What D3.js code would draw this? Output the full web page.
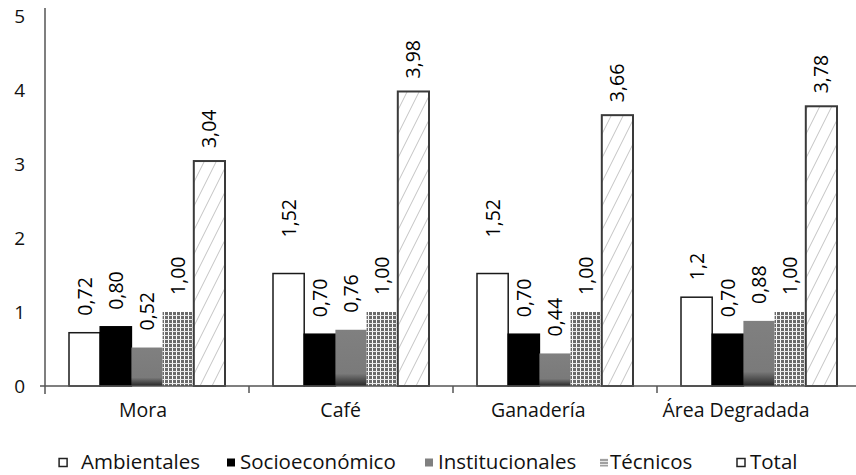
<!DOCTYPE html>
<html>
<head>
<meta charset="utf-8">
<script src="https://cdn.jsdelivr.net/npm/d3@7"></script>
<style>
  body { margin: 0; background: #fff; }
  svg { display: block; font-family: "Open Sans", sans-serif; }
</style>
</head>
<body>
<svg id="chart"></svg>
<script>
const WIDTH = 856;
const HEIGHT = 475;

const categories = ["Mora", "Café", "Ganadería", "Área Degradada"];
const seriesNames = ["Ambientales", "Socioeconómico", "Institucionales", "Técnicos", "Total"];
const ambientales = [0.72, 1.52, 1.52, 1.2];
const socioeconomico = [0.80, 0.70, 0.70, 0.70];
const institucionales = [0.52, 0.76, 0.44, 0.88];
const tecnicos = [1.00, 1.00, 1.00, 1.00];
const total = [3.04, 3.98, 3.66, 3.78];
const valueLabels = [
  ["0,72", "0,80", "0,52", "1,00", "3,04"],
  ["1,52", "0,70", "0,76", "1,00", "3,98"],
  ["1,52", "0,70", "0,44", "1,00", "3,66"],
  ["1,2", "0,70", "0,88", "1,00", "3,78"]
];
const yTicks = [0, 1, 2, 3, 4, 5];

const series = [ambientales, socioeconomico, institucionales, tecnicos, total];

const svg = d3.select("#chart").attr("width", WIDTH).attr("height", HEIGHT);
const defs = svg.append("defs");

// gray bars get darker at the bottom
const grad = defs.append("linearGradient").attr("id", "instGrad")
  .attr("x1", 0).attr("y1", 0).attr("x2", 0).attr("y2", 1);
grad.append("stop").attr("offset", "0").attr("stop-color", "#808080");
grad.append("stop").attr("offset", "0.78").attr("stop-color", "#7a7a7a");
grad.append("stop").attr("offset", "1").attr("stop-color", "#262626");

// small grid for Técnicos
const grid = defs.append("pattern").attr("id", "gridPat")
  .attr("patternUnits", "userSpaceOnUse").attr("width", 4).attr("height", 4);
grid.append("rect").attr("width", 4).attr("height", 4).attr("fill", "#6a6a6a");
grid.append("rect").attr("x", 3).attr("width", 1).attr("height", 4).attr("fill", "#fff");
grid.append("rect").attr("y", 3).attr("width", 4).attr("height", 1).attr("fill", "#e8e8e8");

const legGrid = defs.append("pattern").attr("id", "legGrid")
  .attr("patternUnits", "userSpaceOnUse").attr("width", 3).attr("height", 3);
legGrid.append("rect").attr("width", 3).attr("height", 3).attr("fill", "#a0a0a0");
legGrid.append("rect").attr("y", 2).attr("width", 3).attr("height", 1).attr("fill", "#e6e6e6");

// diagonal hatch for Total
const hatch = defs.append("pattern").attr("id", "hatchPat")
  .attr("patternUnits", "userSpaceOnUse").attr("width", 12).attr("height", 24);
hatch.append("rect").attr("width", 12).attr("height", 24).attr("fill", "#fff");
hatch.append("path").attr("d", "M0,24 L12,0 M-6,12 L0,0 M12,24 L18,12")
  .attr("stroke", "#c4c4c4").attr("stroke-width", 1);

const fills = ["#fff", "#000", "url(#instGrad)", "url(#gridPat)", "url(#hatchPat)"];
const strokes = ["#1a1a1a", "#000", "none", "none", "#3a3a3a"];

const x0 = d3.scaleBand().domain(categories).range([45, 861]).paddingInner(0).paddingOuter(0);
const x1 = d3.scaleBand().domain(d3.range(5)).range([24, x0.bandwidth() - 24]);
const y = d3.scaleLinear().domain([0, 5]).range([386, 16]);
// category labels sit a little left of the band centres in the original
const xLab = d3.scalePoint().domain(categories).range([143, 736]);

// y axis
svg.append("line").attr("x1", 45).attr("x2", 45).attr("y1", 8).attr("y2", 394)
  .attr("stroke", "#555").attr("stroke-width", 1.5);
svg.selectAll(".ytick").data(yTicks).enter().append("text")
  .attr("x", 25).attr("y", d => y(d) + 7).attr("text-anchor", "end")
  .attr("font-size", 19).attr("fill", "#111").text(d => d);

const groups = svg.selectAll(".grp").data(categories).enter().append("g")
  .attr("transform", d => `translate(${x0(d)},0)`);

groups.each(function(cat, ci) {
  const g = d3.select(this);
  series.forEach((vals, si) => {
    const v = vals[ci];
    const bx = x1(si), bw = x1.bandwidth();
    g.append("rect")
      .attr("x", bx).attr("y", y(v)).attr("width", bw).attr("height", y(0) - y(v))
      .attr("fill", fills[si])
      .attr("stroke", strokes[si]).attr("stroke-width", si === 4 ? 2 : 1.5);
    const gap = (si === 0 && v > 1.4) ? 36 : (si === 4 ? 13 : 17);
    g.append("text")
      .attr("transform", `translate(${bx + bw / 2 + 7},${y(v) - gap}) rotate(-90)`)
      .attr("font-size", 19.5).attr("fill", "#000").text(valueLabels[ci][si]);
  });
});

// x axis
svg.append("line").attr("x1", 40).attr("x2", 861).attr("y1", 386).attr("y2", 386)
  .attr("stroke", "#555").attr("stroke-width", 1.5);
svg.selectAll(".xtick").data(categories).enter().append("line")
  .attr("x1", (d, i) => x0(d) + x0.bandwidth())
  .attr("x2", (d, i) => x0(d) + x0.bandwidth())
  .attr("y1", 386).attr("y2", 393).attr("stroke", "#555").attr("stroke-width", 1.5);
svg.selectAll(".xlab").data(categories).enter().append("text")
  .attr("x", d => xLab(d)).attr("y", 417)
  .attr("text-anchor", "middle").attr("font-size", 19.5).attr("fill", "#111").text(d => d);

// legend: text starts, Ambientales is anchored at its end
const legText = [200, 240, 438, 610, 750];
const legAnchor = ["end", "start", "start", "start", "start"];
const legFill = ["#fff", "#000", "#808080", "url(#legGrid)", "#fff"];
const leg = svg.selectAll(".leg").data(seriesNames).enter().append("g");
leg.append("text")
  .attr("x", (d, i) => legText[i]).attr("y", 469)
  .attr("text-anchor", (d, i) => legAnchor[i])
  .attr("font-size", 20.5).attr("fill", "#111").text(d => d);
leg.each(function(d, i) {
  const bb = d3.select(this).select("text").node().getBBox();
  const gap = [14, 5, 5, 2, 5][i];
  d3.select(this).insert("rect", "text")
    .attr("x", bb.x - gap - 8).attr("y", 458.5).attr("width", 8).attr("height", 8)
    .attr("fill", legFill[i])
    .attr("stroke", (i === 0 || i === 4) ? "#222" : "none").attr("stroke-width", 1.5);
});
</script>
</body>
</html>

========

**PROBLEM DETAILS**
Print the complete listing exactly as it stands, without its pictures.

**EXPECTED ANSWER**
What D3.js code would draw this? Output the full web page.
<!DOCTYPE html>
<html>
<head>
<meta charset="utf-8">
<script src="https://cdn.jsdelivr.net/npm/d3@7"></script>
<style>
  body { margin: 0; background: #fff; }
  svg { display: block; font-family: "Open Sans", sans-serif; }
</style>
</head>
<body>
<svg id="chart"></svg>
<script>
const WIDTH = 856;
const HEIGHT = 475;

const categories = ["Mora", "Café", "Ganadería", "Área Degradada"];
const seriesNames = ["Ambientales", "Socioeconómico", "Institucionales", "Técnicos", "Total"];
const ambientales = [0.72, 1.52, 1.52, 1.2];
const socioeconomico = [0.80, 0.70, 0.70, 0.70];
const institucionales = [0.52, 0.76, 0.44, 0.88];
const tecnicos = [1.00, 1.00, 1.00, 1.00];
const total = [3.04, 3.98, 3.66, 3.78];
const valueLabels = [
  ["0,72", "0,80", "0,52", "1,00", "3,04"],
  ["1,52", "0,70", "0,76", "1,00", "3,98"],
  ["1,52", "0,70", "0,44", "1,00", "3,66"],
  ["1,2", "0,70", "0,88", "1,00", "3,78"]
];
const yTicks = [0, 1, 2, 3, 4, 5];

const series = [ambientales, socioeconomico, institucionales, tecnicos, total];

const svg = d3.select("#chart").attr("width", WIDTH).attr("height", HEIGHT);
const defs = svg.append("defs");

// gray bars get darker at the bottom
const grad = defs.append("linearGradient").attr("id", "instGrad")
  .attr("x1", 0).attr("y1", 0).attr("x2", 0).attr("y2", 1);
grad.append("stop").attr("offset", "0").attr("stop-color", "#808080");
grad.append("stop").attr("offset", "0.78").attr("stop-color", "#7a7a7a");
grad.append("stop").attr("offset", "1").attr("stop-color", "#262626");

// small grid for Técnicos
const grid = defs.append("pattern").attr("id", "gridPat")
  .attr("patternUnits", "userSpaceOnUse").attr("width", 4).attr("height", 4);
grid.append("rect").attr("width", 4).attr("height", 4).attr("fill", "#6a6a6a");
grid.append("rect").attr("x", 3).attr("width", 1).attr("height", 4).attr("fill", "#fff");
grid.append("rect").attr("y", 3).attr("width", 4).attr("height", 1).attr("fill", "#e8e8e8");

const legGrid = defs.append("pattern").attr("id", "legGrid")
  .attr("patternUnits", "userSpaceOnUse").attr("width", 3).attr("height", 3);
legGrid.append("rect").attr("width", 3).attr("height", 3).attr("fill", "#a0a0a0");
legGrid.append("rect").attr("y", 2).attr("width", 3).attr("height", 1).attr("fill", "#e6e6e6");

// diagonal hatch for Total
const hatch = defs.append("pattern").attr("id", "hatchPat")
  .attr("patternUnits", "userSpaceOnUse").attr("width", 12).attr("height", 24);
hatch.append("rect").attr("width", 12).attr("height", 24).attr("fill", "#fff");
hatch.append("path").attr("d", "M0,24 L12,0 M-6,12 L0,0 M12,24 L18,12")
  .attr("stroke", "#c4c4c4").attr("stroke-width", 1);

const fills = ["#fff", "#000", "url(#instGrad)", "url(#gridPat)", "url(#hatchPat)"];
const strokes = ["#1a1a1a", "#000", "none", "none", "#3a3a3a"];

const x0 = d3.scaleBand().domain(categories).range([45, 861]).paddingInner(0).paddingOuter(0);
const x1 = d3.scaleBand().domain(d3.range(5)).range([24, x0.bandwidth() - 24]);
const y = d3.scaleLinear().domain([0, 5]).range([386, 16]);
// category labels sit a little left of the band centres in the original
const xLab = d3.scalePoint().domain(categories).range([143, 736]);

// y axis
svg.append("line").attr("x1", 45).attr("x2", 45).attr("y1", 8).attr("y2", 394)
  .attr("stroke", "#555").attr("stroke-width", 1.5);
svg.selectAll(".ytick").data(yTicks).enter().append("text")
  .attr("x", 25).attr("y", d => y(d) + 7).attr("text-anchor", "end")
  .attr("font-size", 19).attr("fill", "#111").text(d => d);

const groups = svg.selectAll(".grp").data(categories).enter().append("g")
  .attr("transform", d => `translate(${x0(d)},0)`);

groups.each(function(cat, ci) {
  const g = d3.select(this);
  series.forEach((vals, si) => {
    const v = vals[ci];
    const bx = x1(si), bw = x1.bandwidth();
    g.append("rect")
      .attr("x", bx).attr("y", y(v)).attr("width", bw).attr("height", y(0) - y(v))
      .attr("fill", fills[si])
      .attr("stroke", strokes[si]).attr("stroke-width", si === 4 ? 2 : 1.5);
    const gap = (si === 0 && v > 1.4) ? 36 : (si === 4 ? 13 : 17);
    g.append("text")
      .attr("transform", `translate(${bx + bw / 2 + 7},${y(v) - gap}) rotate(-90)`)
      .attr("font-size", 19.5).attr("fill", "#000").text(valueLabels[ci][si]);
  });
});

// x axis
svg.append("line").attr("x1", 40).attr("x2", 861).attr("y1", 386).attr("y2", 386)
  .attr("stroke", "#555").attr("stroke-width", 1.5);
svg.selectAll(".xtick").data(categories).enter().append("line")
  .attr("x1", (d, i) => x0(d) + x0.bandwidth())
  .attr("x2", (d, i) => x0(d) + x0.bandwidth())
  .attr("y1", 386).attr("y2", 393).attr("stroke", "#555").attr("stroke-width", 1.5);
svg.selectAll(".xlab").data(categories).enter().append("text")
  .attr("x", d => xLab(d)).attr("y", 417)
  .attr("text-anchor", "middle").attr("font-size", 19.5).attr("fill", "#111").text(d => d);

// legend: text starts, Ambientales is anchored at its end
const legText = [200, 240, 438, 610, 750];
const legAnchor = ["end", "start", "start", "start", "start"];
const legFill = ["#fff", "#000", "#808080", "url(#legGrid)", "#fff"];
const leg = svg.selectAll(".leg").data(seriesNames).enter().append("g");
leg.append("text")
  .attr("x", (d, i) => legText[i]).attr("y", 469)
  .attr("text-anchor", (d, i) => legAnchor[i])
  .attr("font-size", 20.5).attr("fill", "#111").text(d => d);
leg.each(function(d, i) {
  const bb = d3.select(this).select("text").node().getBBox();
  const gap = [14, 5, 5, 2, 5][i];
  d3.select(this).insert("rect", "text")
    .attr("x", bb.x - gap - 8).attr("y", 458.5).attr("width", 8).attr("height", 8)
    .attr("fill", legFill[i])
    .attr("stroke", (i === 0 || i === 4) ? "#222" : "none").attr("stroke-width", 1.5);
});
</script>
</body>
</html>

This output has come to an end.